Though manifestos are most commonly associated with political movements, the 20th century saw the appropriation of the form in an artistic context, beginning with Filippo Tommaso Marinetti’s “Futurist Manifesto” in 1909. The texts quoted in Manifesto survey major artistic revolutions of the past 100 years, from influential movements like Dadaism, Surrealism, and Minimalism to insurgent artist collectives like The Blue Rider. By reconstituting historical manifestos by a mostly male authorship as monologues delivered by a female performer in contemporary settings, Rosefeldt invites viewers to consider the gendered, social, and political contexts that shape artistic disruption.

An artist and filmmaker whose work often explores the boundaries of historical and artistic representation, Rosefeldt has described Manifesto as an homage to the artist manifesto as a literary form.
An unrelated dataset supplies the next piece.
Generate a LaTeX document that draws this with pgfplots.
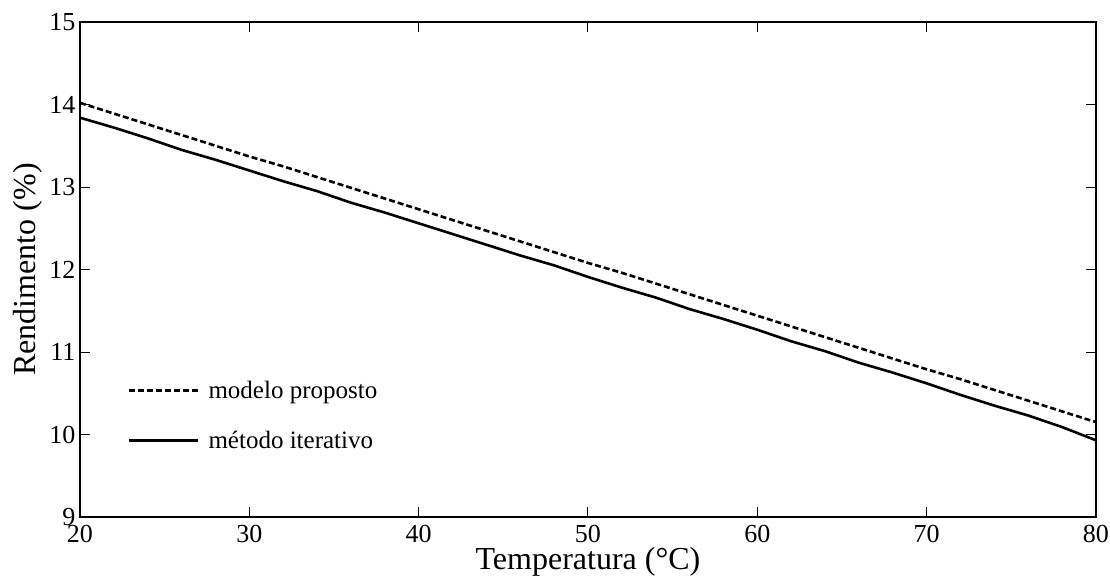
\documentclass[border=0pt]{standalone}
\usepackage{fontspec}
\setmainfont{Liberation Serif}
\usepackage{pgfplots}
\pgfplotsset{compat=1.18}

\begin{document}
\begin{tikzpicture}
\useasboundingbox (-80pt,-62pt) rectangle (1030pt,517pt);
\begin{axis}[
  at={(0pt,0pt)}, anchor=south west,
  scale only axis,
  width=1016pt, height=495pt,
  xmin=20, xmax=80, ymin=9, ymax=15,
  xtick={20,30,...,80}, ytick={9,10,...,15},
  /pgf/number format/assume math mode=true,
  tick align=inside,
  major tick length=10pt,
  axis line style={line width=1.2pt},
  every tick/.style={black, line width=1pt},
  xticklabel style={font=\fontsize{26}{30}\selectfont, yshift=-5pt},
  yticklabel style={font=\fontsize{26}{30}\selectfont, xshift=-1pt},
  xlabel={Temperatura (°C)},
  ylabel={Rendimento (\%)},
  label style={font=\fontsize{32}{38}\selectfont},
  xlabel style={yshift=3pt},
  ylabel style={yshift=0pt},
  legend style={draw=none, fill=none, at={(0.044,0.205)}, anchor=west,
    font=\fontsize{25}{29}\selectfont, row sep=27pt,
    /tikz/every odd column/.append style={column sep=7pt}},
  legend cell align=left,
  legend image code/.code={\draw[#1] (0pt,0pt) -- (69pt,0pt);},
]
% proposed model
\addplot[black, line width=2.6pt, dash pattern=on 6pt off 3pt] coordinates {
(20,14.02) (22,13.89) (24,13.76) (26,13.63) (28,13.50) (30,13.37)
(32,13.25) (34,13.12) (36,12.99) (38,12.86) (40,12.73) (42,12.60)
(44,12.47) (46,12.34) (48,12.21) (50,12.08) (52,11.96) (54,11.83)
(56,11.70) (58,11.57) (60,11.44) (62,11.31) (64,11.18) (66,11.05)
(68,10.92) (70,10.79) (72,10.67) (74,10.54) (76,10.41) (78,10.28)
(80,10.15)};
\addlegendentry{modelo proposto}
% iterative method
\addplot[black, line width=2.6pt] coordinates {
(20,13.84) (22,13.72) (24,13.59) (26,13.45) (28,13.33) (30,13.20)
(32,13.07) (34,12.95) (36,12.81) (38,12.69) (40,12.56) (42,12.43)
(44,12.30) (46,12.17) (48,12.05) (50,11.91) (52,11.78) (54,11.66)
(56,11.52) (58,11.40) (60,11.27) (62,11.13) (64,11.01) (66,10.87)
(68,10.75) (70,10.62) (72,10.48) (74,10.35) (76,10.23) (78,10.09)
(80,9.93)};
\addlegendentry{método iterativo}
\end{axis}
\end{tikzpicture}
\end{document}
The installation’s textual collage quotes some of the most notable artists and theorists of the past century at very early stages in their careers, including Tristan Tzara, Kazimir Malevich, André Breton, Claes Oldenburg, Yvonne Rainer, Sturtevant, Sol LeWitt, Jim Jarmusch, Mierle Laderman Ukeles, and many others. In a nod to the political origins of the manifesto tradition, Manifesto also includes a “Prologue” segment, in which Blanchett’s voice recites words by Tristan Tzara and the first line from Marx’s and Engels’ “Manifesto of the Communist Party” set against the metaphorically charged image of a burning fuse.

Manifesto received its world premiere in December 2015 at the Australian Centre for the Moving Image in Melbourne, which co-commissioned the work with Nationalgalerie Berlin, Art Gallery of New South Wales Sydney, Sprengel Museum Hannover, and Ruhrtriennale Festival of the Arts. The work was further generously supported by Bayerischer Rundfunk, Medienboard Berlin Brandenburg, and Burger Collection Hong Kong. Rosefeldt presented Manifesto at the Ruhrtriennale this summer, before the Armory’s North American premiere.